As our nation continues to experience a racial reckoning, the wealth gap issue remains front and center.

"The United States had long held itself as a land of social mobility and opportunity," writes Rakeen Mabud in Forbes. "But without reckoning with our history and taking concrete steps to solve for the racial wealth gap, we are denying the American dream to millions of people across the country."

The Racial Wealth Gap and Higher Education

Long considered the great equalizer for all citizens, higher education hasn't exactly lived up to that promise.

While college enrollment rates for Black and Latino/Hispanic students have increased since 2000, they still trail those of white and Asian Americans. Likewise, 37% of white Americans and 58% of Asian Americans hold a bachelor's degree, while only 21% of Black and Latino Americans have a bachelor's degree.

Similarly, six-year graduation rates for Black (40%) and Latino/Hispanic (54%) students lag behind those for Asian (74%) and white (64%) students.
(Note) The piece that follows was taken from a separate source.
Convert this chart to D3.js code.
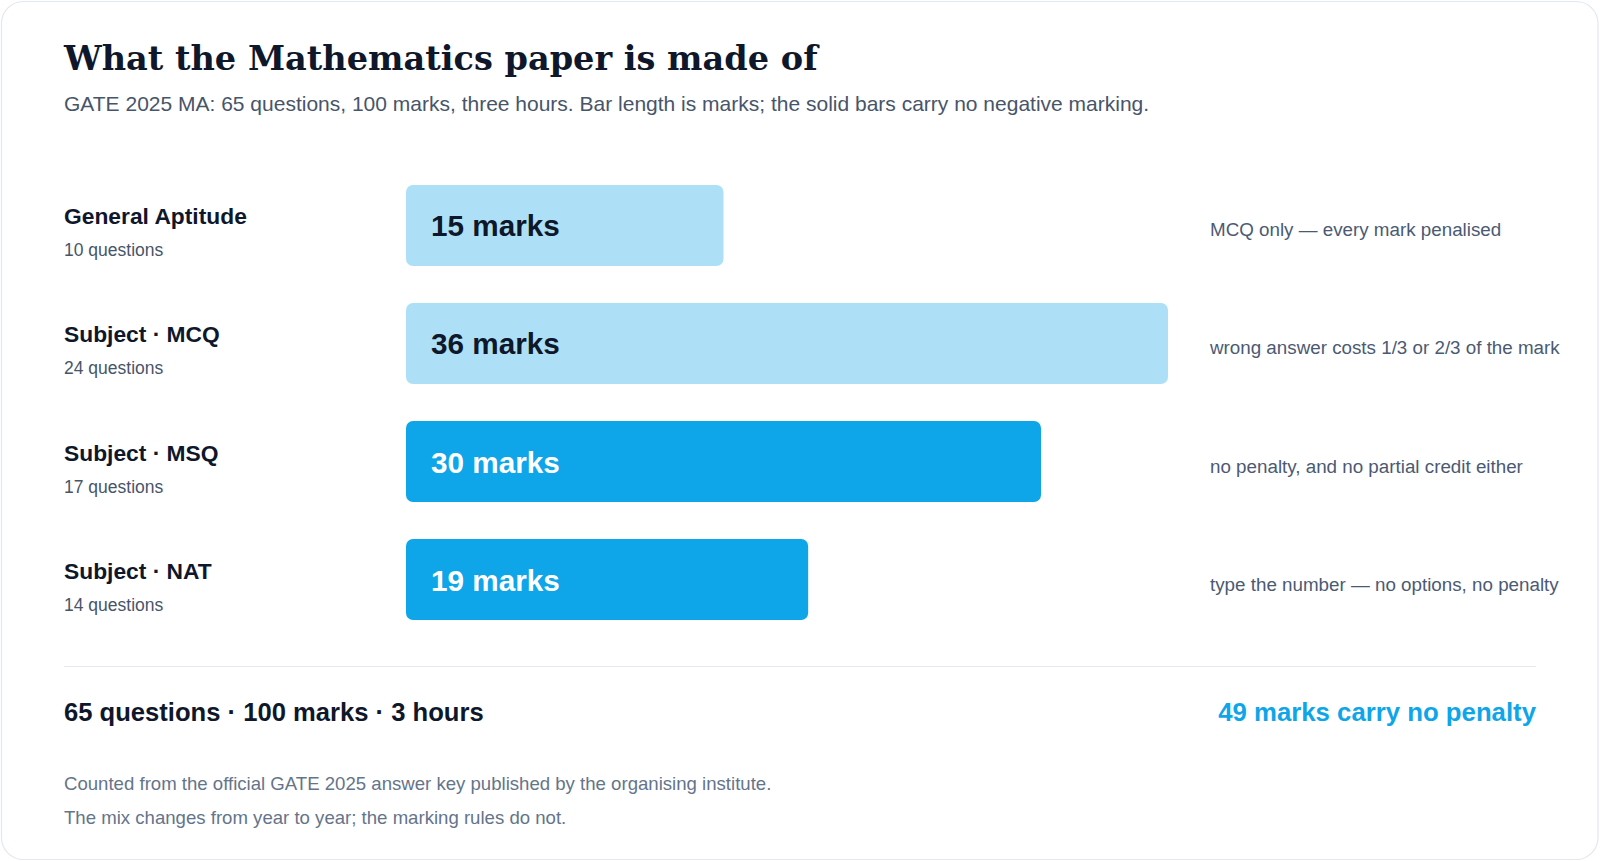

Yet even college completion doesn't shrink the wealth gap for Black and Latino/Hispanic families.

These families have a lower median family wealth than white families with the same education level. In 2019, the typical Black household with a bachelor's degree had less median wealth than a white household whose highest level of education was high school.

In other words, Black college graduates have less wealth on average than whites who didn't attend college.
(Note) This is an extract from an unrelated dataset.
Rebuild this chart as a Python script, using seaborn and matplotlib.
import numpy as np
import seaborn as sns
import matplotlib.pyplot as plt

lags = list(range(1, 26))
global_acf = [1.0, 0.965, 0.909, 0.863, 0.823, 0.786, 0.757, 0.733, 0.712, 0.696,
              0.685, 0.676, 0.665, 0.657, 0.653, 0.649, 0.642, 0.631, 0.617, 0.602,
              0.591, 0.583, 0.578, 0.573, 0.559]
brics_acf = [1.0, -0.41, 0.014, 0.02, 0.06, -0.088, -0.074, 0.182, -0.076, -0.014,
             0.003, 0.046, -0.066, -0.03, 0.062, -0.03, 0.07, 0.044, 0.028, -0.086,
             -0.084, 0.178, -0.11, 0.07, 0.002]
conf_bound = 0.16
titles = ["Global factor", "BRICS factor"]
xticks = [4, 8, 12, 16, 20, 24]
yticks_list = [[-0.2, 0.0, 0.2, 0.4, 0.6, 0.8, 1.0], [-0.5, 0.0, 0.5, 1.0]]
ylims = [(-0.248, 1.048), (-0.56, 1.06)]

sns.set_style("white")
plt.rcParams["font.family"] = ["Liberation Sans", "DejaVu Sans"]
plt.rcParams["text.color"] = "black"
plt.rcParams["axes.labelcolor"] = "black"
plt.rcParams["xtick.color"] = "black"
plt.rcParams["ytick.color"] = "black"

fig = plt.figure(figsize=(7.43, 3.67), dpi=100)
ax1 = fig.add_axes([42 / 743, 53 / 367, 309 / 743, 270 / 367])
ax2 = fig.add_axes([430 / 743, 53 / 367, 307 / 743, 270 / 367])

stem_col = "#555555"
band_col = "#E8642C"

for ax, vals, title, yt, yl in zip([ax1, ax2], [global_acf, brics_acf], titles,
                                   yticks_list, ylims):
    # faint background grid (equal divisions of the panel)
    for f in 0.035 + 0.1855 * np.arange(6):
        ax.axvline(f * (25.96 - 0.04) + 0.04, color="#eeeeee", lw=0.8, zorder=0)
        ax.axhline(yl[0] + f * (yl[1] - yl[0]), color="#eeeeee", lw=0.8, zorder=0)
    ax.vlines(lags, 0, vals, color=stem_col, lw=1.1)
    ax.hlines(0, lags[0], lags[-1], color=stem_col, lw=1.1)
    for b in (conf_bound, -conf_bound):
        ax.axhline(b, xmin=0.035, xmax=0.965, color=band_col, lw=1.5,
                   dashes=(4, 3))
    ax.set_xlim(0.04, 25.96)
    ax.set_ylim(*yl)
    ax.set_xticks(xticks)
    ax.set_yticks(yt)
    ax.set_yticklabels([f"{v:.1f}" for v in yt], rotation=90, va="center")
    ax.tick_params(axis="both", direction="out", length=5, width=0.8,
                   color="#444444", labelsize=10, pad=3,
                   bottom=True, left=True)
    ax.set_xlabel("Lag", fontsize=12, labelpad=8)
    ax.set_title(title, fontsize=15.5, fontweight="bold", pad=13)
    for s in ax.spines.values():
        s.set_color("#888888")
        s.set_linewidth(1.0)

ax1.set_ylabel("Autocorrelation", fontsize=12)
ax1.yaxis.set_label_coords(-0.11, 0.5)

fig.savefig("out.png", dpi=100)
Myriad factors contribute to this imbalance, but data points to the choice of major and career path as a determinant.

A January 2022 Burning Glass Institute study found that Black and Latino/Hispanic students disproportionately major in fields with lower potential earnings and have a higher likelihood of being underemployed after graduating.

The study noted more than 40% of Asian American graduates hold "good jobs," while that figure was 23% for Black graduates and 19% for Latino/Hispanic graduates.

Compounding the problem of underemployment and lower wages is the growing student loan debt crisis facing many college graduates of color.

Today, more than 84% of college-educated Black households in their 30s have student debt, compared with 35% three decades ago. That debt is a median of $44,000, up from $6,000. Only 53% of white graduates in that age bracket have student loan debt.

Those same Black households saw their incomes increase 7% over the past generation, while those of their white counterparts rose 13%.

"Not only are Black families pretty far behind, they've fallen further and further behind for millennials," Ana Hernández Kent, senior researcher at the Federal Reserve Bank of St. Louis's Institute for Economic Equity, told the Wall Street Journal.

A big factor in the debt burden being shouldered by Black college graduates is their overrepresentation at for-profit colleges.

Black students constitute 12% of the student population at private nonprofit colleges and 11% at public colleges, but they account for 29% at for-profit private colleges. Many of these are "predatory" institutions that charge high tuition, encourage students to take loans, and have low graduation rates. For-profit colleges account for half of all student loan defaults.

What's more, Black college graduates aren't as likely to benefit from intergenerational wealth transfer. In fact, they experience just the opposite, giving money to their parents and depleting their own wealth. White college graduates, by comparison, are more likely to receive money from their parents.

A recent report from the Joint Economic Committee Democrats notes Black households have experienced an 86% drop in their wealth position relative to their white peers in the last 30 years. Whereas Black families once held nearly half the net worth of white families, they now have one-tenth — even as Black college graduate rates have increased during that span.

As the racial wealth gap continues to widen, this vital issue promises to influence how students vote next fall.